Republican Assemblyman Keith Brown of Long Island first made the statement about secession on the floor of the Assembly late last year as he and his colleagues debated a $32,000 pay raise.
Brown says Long Island is “an ATM for New York City” and claims it has enough money and local services to go it alone.
There has been secession talk for years, even decades, but it usually involves an upstate-downstate split, this time it’s a different kind of “divorce”.
According to Payscale, the median household income on Long Island is $118,500 in Nassau County and $106,225 in Suffolk County. By comparison, the national median is $65,700 and the New York median household income is $72,100. Based on this gap, some Long Islanders believe their tax money is going to fund New York City programs.

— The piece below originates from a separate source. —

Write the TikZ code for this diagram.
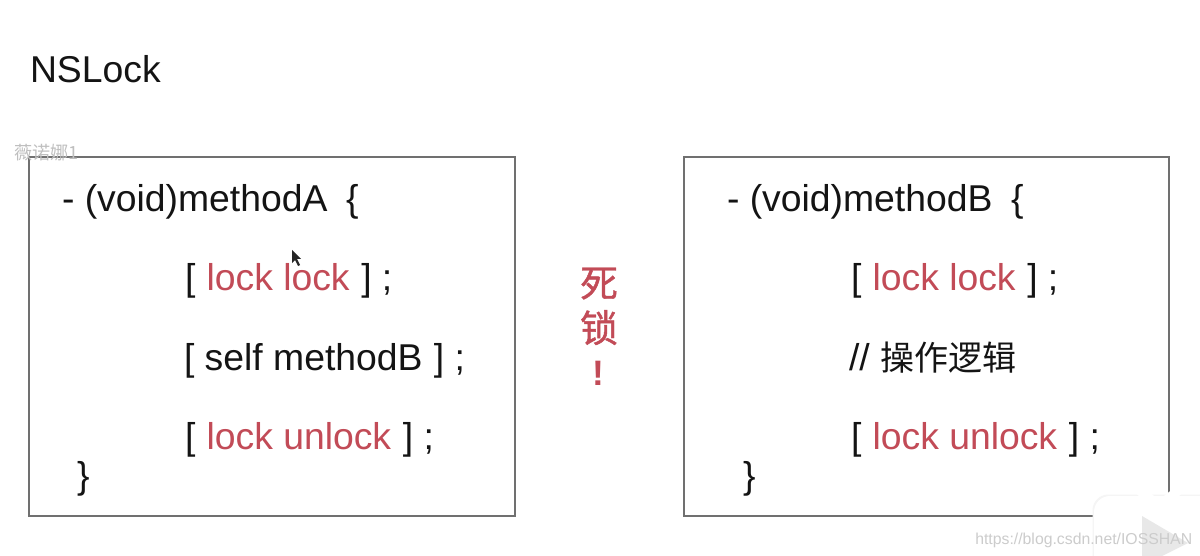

Another Long Island Assemblyman, Democrat Phil Ramos, calls the idea “insane” and says Long Island could not provide essential services like public protection and education without the money it gets from the state. He also says minority communities would be marginalized. New York City provides the bulk of the state’s tax revenue, so other parts of the state couldn’t go it alone.
Brown disagrees with this assessment and insists it could work. He has yet to put forward a secession bill. He’s also thinking that rather than becoming the 51st state, Long Island could possibly be annexed by Connecticut or Rhode Island. It remains to be seen whether those states would have any interest. All in all, it’s not a plan that inspires confidence or optimism.